Based on interviews with front-office staff and technologists at brokers, trading firms, execution venues and IT solution providers, capital market research firm the TABB Group (www.tabbgroup.com) has published its research this week in a report entitled, "Financial Services Data Centers: Power, Proximity and Profit." TABB found that two-thirds of the current US equity trading volume is driven by fewer than one percent of the firms deploying ultra low latency strategies that require being physically located within feet of an execution venue matching engine.

While ultra low latency is a basic requirement to operate such a business, 82 percent of firms reported that power was their primary concern, surpassing connectivity and cost. For instance, financial services data centers alone are the largest users of power in New Jersey.

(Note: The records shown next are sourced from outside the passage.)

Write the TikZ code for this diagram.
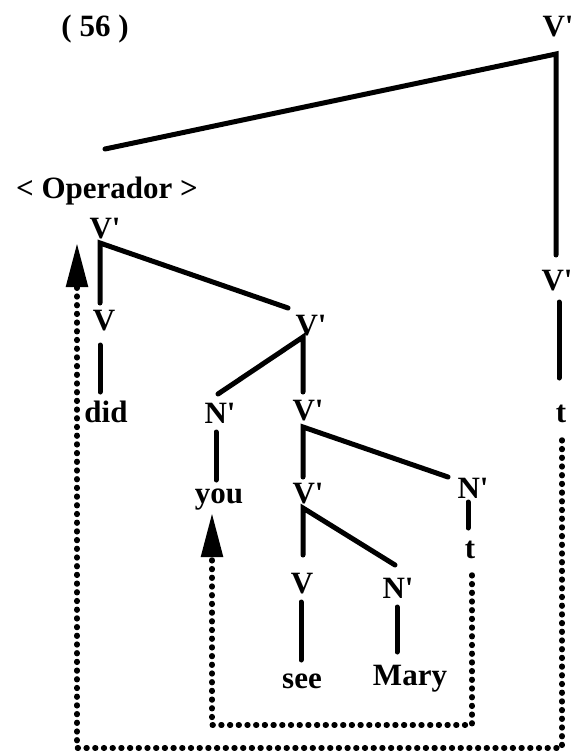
\documentclass[tikz,border=0pt]{standalone}
\usepackage{fontspec}
\newfontfamily\tr{Liberation Serif}[Ligatures=TeXOff]
\usetikzlibrary{arrows.meta}
\begin{document}
\begin{tikzpicture}[x=1pt,y=-1pt,
  lab/.style={font=\tr\bfseries\fontsize{31}{36}\selectfont, inner sep=0pt, anchor=base},
  br/.style={line width=5pt,line cap=round,line join=miter},
  mv/.style={line width=5.5pt,line cap=round,dash pattern=on 0.8pt off 7.9pt},
  tip/.style={-{Triangle[width=21pt,length=44pt]}}]
\useasboundingbox (0,0) rectangle (574,751);
% labels
\node[lab] (ex)   at (95,37)  {( 56 )};
\node[lab] (vtop) at (558,37) {V\textquotesingle};
\node[lab] (op)   at (107,199) {< Operador >};
\node[lab] (va)   at (105,238) {V\textquotesingle};
\node[lab] (vb)   at (104,330) {V};
\node[lab] (did)  at (106,422) {did};
\node[lab] (vc)   at (311,335) {V\textquotesingle};
\node[lab] (na)   at (220,423) {N\textquotesingle};
\node[lab] (vd)   at (308,420) {V\textquotesingle};
\node[lab] (you)  at (219,503) {you};
\node[lab] (ve)   at (308,503) {V\textquotesingle};
\node[lab] (nb)   at (473,498) {N\textquotesingle};
\node[lab] (t1)   at (470,558) {t};
\node[lab] (vf)   at (302,593) {V};
\node[lab] (nc)   at (398,598) {N\textquotesingle};
\node[lab] (see)  at (302,688) {see};
\node[lab] (mary) at (410,685) {Mary};
\node[lab] (vr)   at (557,290) {V\textquotesingle};
\node[lab] (t2)   at (561,422) {t};
% branch points
\coordinate (topl) at (105,149);
\coordinate (topc) at (556,54);
\coordinate (topr) at (556,255);
\coordinate (rv1) at (559,302);
\coordinate (rv2) at (559,378);
\coordinate (c1) at (100,243);
\coordinate (c1r) at (288,308);
\coordinate (c1d) at (100,303);
\coordinate (vd1) at (100,345);
\coordinate (vd2) at (100,392);
\coordinate (c2) at (303,337);
\coordinate (c2l) at (218,394);
\coordinate (c2d) at (303,392);
\coordinate (ny1) at (216,432);
\coordinate (ny2) at (216,480);
\coordinate (c3) at (303,427);
\coordinate (c3r) at (448,477);
\coordinate (c3d) at (303,477);
\coordinate (nt1) at (468,502);
\coordinate (nt2) at (468,528);
\coordinate (c4) at (303,508);
\coordinate (c4r) at (395,565);
\coordinate (c4d) at (303,555);
\coordinate (vs1) at (301,602);
\coordinate (vs2) at (301,660);
\coordinate (nm1) at (397,607);
\coordinate (nm2) at (397,652);
% tree
\draw[br] (topl) -- (topc) -- (topr);
\draw[br] (rv1) -- (rv2);
\draw[br] (c1r) -- (c1) -- (c1d);
\draw[br] (vd1) -- (vd2);
\draw[br] (c2l) -- (c2) -- (c2d);
\draw[br] (ny1) -- (ny2);
\draw[br] (c3r) -- (c3) -- (c3d);
\draw[br] (nt1) -- (nt2);
\draw[br] (c4r) -- (c4) -- (c4d);
\draw[br] (vs1) -- (vs2);
\draw[br] (nm1) -- (nm2);
% movement
\coordinate (o1) at (562,440);
\coordinate (o2) at (562,748);
\coordinate (o3) at (77,748);
\coordinate (o4) at (77,243);
\coordinate (i1) at (472,575);
\coordinate (i2) at (472,725);
\coordinate (i3) at (212,725);
\coordinate (i4) at (212,513);
\draw[mv,tip] (o1) -- (o2) -- (o3) -- (o4);
\draw[mv,tip] (i1) -- (i2) -- (i3) -- (i4);
\end{tikzpicture}
\end{document}
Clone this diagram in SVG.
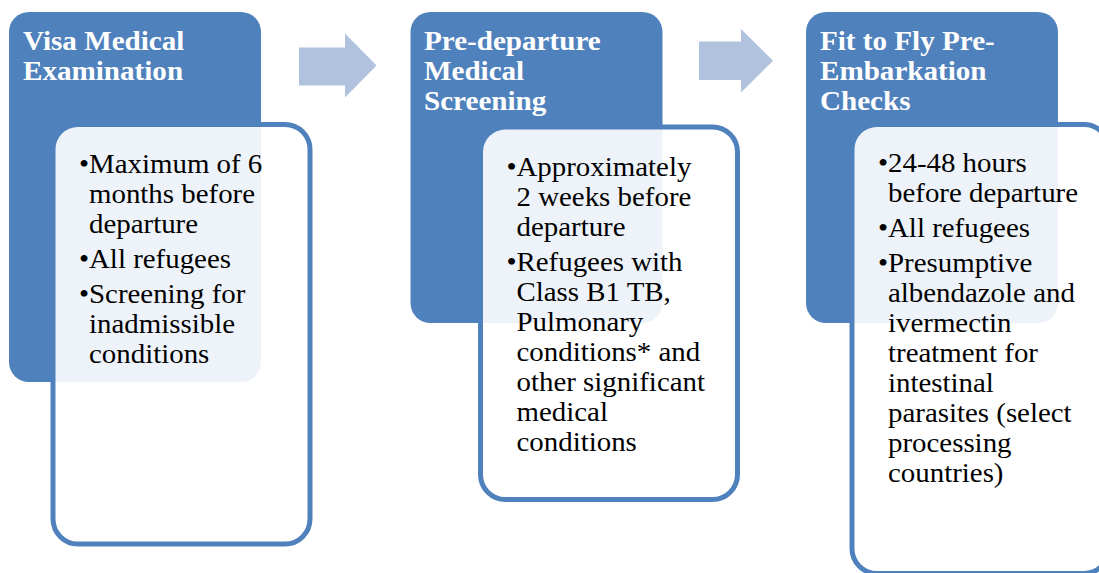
<svg xmlns="http://www.w3.org/2000/svg" width="1099" height="573" viewBox="0 0 1099 573">
<style>
.hdr{fill:#4F81BD}
.card{fill:#FFFFFF;fill-opacity:0.9;stroke:#4F81BD;stroke-width:5}
.ht{font-family:"Liberation Serif","Times New Roman",serif;font-weight:bold;font-size:28px;fill:#FFFFFF}
.bt{font-family:"Liberation Serif","Times New Roman",serif;font-size:27px;fill:#000000}
.arr{fill:#B0C2DE}
</style>
<rect width="1099" height="573" fill="#FFFFFF"/>
<g id="connectors">
<polygon class="arr" points="299,47.5 345,47.5 345,33.5 376.5,65.5 345,97.5 345,85.5 299,85.5"/>
<polygon class="arr" points="699,41.5 741,41.5 741,29 773,60.7 741,92.5 741,80 699,80"/>
</g>
<g id="node-visa">
<rect class="hdr" x="9" y="12" width="252" height="370" rx="20"/>
<rect class="card" x="53" y="124.5" width="257" height="419.5" rx="25"/>
<g transform="translate(23,0) scale(1.04,1)">
<text class="ht" x="0" y="50">Visa Medical</text>
<text class="ht" x="0" y="80">Examination</text>
</g>
<g transform="translate(89,0) scale(1.07,1)">
<text class="bt" x="-9.45" y="173">•Maximum of 6</text>
<text class="bt" x="0" y="203">months before</text>
<text class="bt" x="0" y="233">departure</text>
<text class="bt" x="-9.45" y="268">•All refugees</text>
<text class="bt" x="-9.45" y="303">•Screening for</text>
<text class="bt" x="0" y="333">inadmissible</text>
<text class="bt" x="0" y="363">conditions</text>
</g>
</g>
<g id="node-predeparture">
<rect class="hdr" x="410.5" y="12" width="252" height="311" rx="20"/>
<rect class="card" x="480.5" y="127" width="257" height="372.5" rx="25"/>
<g transform="translate(424,0) scale(1.04,1)">
<text class="ht" x="0" y="50">Pre-departure</text>
<text class="ht" x="0" y="80">Medical</text>
<text class="ht" x="0" y="110">Screening</text>
</g>
<g transform="translate(516.5,0) scale(1.07,1)">
<text class="bt" x="-9.45" y="176">•Approximately</text>
<text class="bt" x="0" y="206">2 weeks before</text>
<text class="bt" x="0" y="236">departure</text>
<text class="bt" x="-9.45" y="271">•Refugees with</text>
<text class="bt" x="0" y="301">Class B1 TB,</text>
<text class="bt" x="0" y="331">Pulmonary</text>
<text class="bt" x="0" y="361">conditions* and</text>
<text class="bt" x="0" y="391">other significant</text>
<text class="bt" x="0" y="421">medical</text>
<text class="bt" x="0" y="451">conditions</text>
</g>
</g>
<g id="node-fittofly">
<rect class="hdr" x="806" y="12" width="252" height="311" rx="20"/>
<rect class="card" x="852" y="124.5" width="257" height="449" rx="25"/>
<g transform="translate(820,0) scale(1.04,1)">
<text class="ht" x="0" y="50">Fit to Fly Pre-</text>
<text class="ht" x="0" y="80">Embarkation</text>
<text class="ht" x="0" y="110">Checks</text>
</g>
<g transform="translate(888,0) scale(1.07,1)">
<text class="bt" x="-9.45" y="172">•24-48 hours</text>
<text class="bt" x="0" y="202">before departure</text>
<text class="bt" x="-9.45" y="237">•All refugees</text>
<text class="bt" x="-9.45" y="272">•Presumptive</text>
<text class="bt" x="0" y="302">albendazole and</text>
<text class="bt" x="0" y="332">ivermectin</text>
<text class="bt" x="0" y="362">treatment for</text>
<text class="bt" x="0" y="392">intestinal</text>
<text class="bt" x="0" y="422">parasites (select</text>
<text class="bt" x="0" y="452">processing</text>
<text class="bt" x="0" y="482">countries)</text>
</g>
</g>
</svg>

"Once hidden only in basements of downtown Manhattan buildings and staffed with people in ripped jeans and sneakers, today's data centers contain some of the world's most bleeding-edge technology, run by some of the industry's best and brightest," TABB senior analyst and author the report Kevin McPartland said in a statement. "These centers house the heart of nearly every financial services business. From high-speed trading to derivatives pricing, the soaring need for compute power has made data center space the virtual replacement of Wall Street."

The 21-page TABB research report outlines the importance of data centers for financial services firms, reviews different approaches taken by data center providers, provides a blueprint for firms looking to chose data center space best suited to their trading requirements, and presents an overview of vendors offering data centers products and servers. As McPartland notes, however, it is not just power that creates a winning financial industry data center.

"Except for a dozen or so firms at the top of the low-latency trading world, very few have a correctly optimized infrastructure to benefit from such close proximity to an execution venue's matching engine," McPartland said.